En cause : le retrait à l'Assemblée nationale d'un amendement parlementaire déposé dans le cadre de l'examen du projet de budget pour 2015, qui prévoyait l'affectation progressive aux régions de nouvelles recettes de cotisation sur la valeur ajoutée des entreprises (CVAE) jusqu'à atteindre un taux de 70% en 2017. Une telle évolution devait se faire aux dépens des départements, qui perçoivent aujourd'hui 48,5 % des quelque 16 milliards d'euros du produit de cet impôt.
Le gouvernement n'a pas apporté son soutien à l'amendement. Non parce qu'il y était hostile, mais parce qu'il le jugeait "prématuré". La répartition des ressources fiscales (…) "dépendra de l'avenir que le Parlement réservera aux départements [dans le cadre de l'examen du projet de loi sur la nouvelle organisation territoriale de la République]", a déclaré le secrétaire d'Etat en charge du budget. Qui n'a pas fermé la porte à la discussion. "Ce sujet d'importance fera probablement l'objet de débats dans le cadre d'une prochaine loi de finances", a-t-il ajouté. Une phrase qui n'a pas rassuré l'ARF.
Le transfert aux régions de ressources fiscales "est d'autant plus nécessaire qu'[elles] sont les plus pénalisées par la baisse des dotations de l'Etat", a-t-elle réagi dans un communiqué. Dépourvues quasiment de tout levier fiscal qui leur offrirait un terrain de compensation, les régions s'attendent à perdre au total 1 milliard d'euros de ressources financières d'ici à fin 2017. Un sort bien pire que celui que devraient connaître le secteur communal et les départements, dont les recettes devraient, sur la même période, augmenter respectivement de 1,4 milliard d'euros et 1,6 milliard d'euros, selon l'ARF.
Dans son dernier rapport sur les finances publiques locales, la Cour des comptes estime que, dans les prochaines années, les régions qui ne bénéficieront pas du "relatif dynamisme des ressources fiscales, et notamment de la CVAE", seront "contraintes d'infléchir plus sensiblement l'évolution de leurs dépenses". Elle plaide pour le transfert aux régions d'"une partie de la fiscalité directe des départements", citant les "taxes foncières ou la CVAE". Suite à sa présentation à la mi-octobre, l'ARF avait donc naturellement salué "ce rapport qui met bien en évidence la particularité des régions et les indispensables évolutions qu'elles doivent connaître sur le plan du modèle de financement".

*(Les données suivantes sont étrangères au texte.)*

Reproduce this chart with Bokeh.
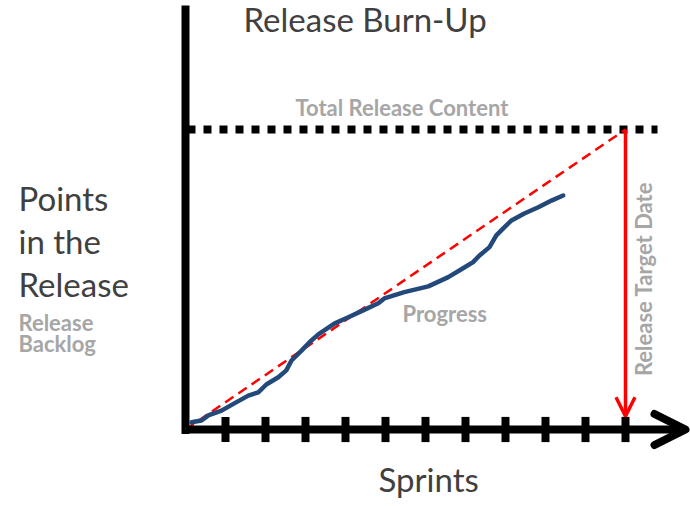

Auditionné il y a quelques jours par la commission des Lois du Sénat sur le projet de loi relatif aux compétences des collectivités, le président de l'ARF, Alain Rousset, est longuement revenu sur cette question des ressources des régions, et notamment de la CVAE. Il s'agissait pour lui de souligner à quel point serait paradoxal "le fait que les régions aient la part la plus faible de la CVAE" et donc le fait "que le retour sur investissement ne retombe pas dans la collectivité qui fait le plus en matière d'économie et de soutien aux entreprises".
Le fait que l'Assemblée ait renoncé ce 14 novembre à créer, toujours dans le cadre du PLF, le versement transport "interstitiel" qui aurait dû bénéficier aux régions (voir notre article de ce jour) ne devrait guère contribuer à calmer l'impatience.

T.B. / Projets publics

Les députés adoptent la revalorisation des bases fiscales de 0,9 % en 2015
Tout en enregistrant le retrait de l'amendement sur la CVAE des régions, les députés ont voté le 13 novembre, dans l'hémicycle, la revalorisation en 2015 de 0,9 % des valeurs locatives servant de base aux impôts directs locaux. Ce taux correspond à l'inflation prévisionnelle. Sans augmenter leurs taux, les communes, EPCI et départements se partageront ainsi, l'année prochaine, un surcroît de recettes de quelque 450 millions d'euros. Les régions qui, depuis 2011, ne disposent plus de recettes de taxes foncières, n'en profiteront pas.
Tous les échelons de collectivités, à l'exception des régions, "ont obtenu des mesures compensatoires et/ou de nouvelles ressources fiscales dans ce projet de loi de finances pour 2015" se plaint l'ARF. Qui juge cela "incompréhensible".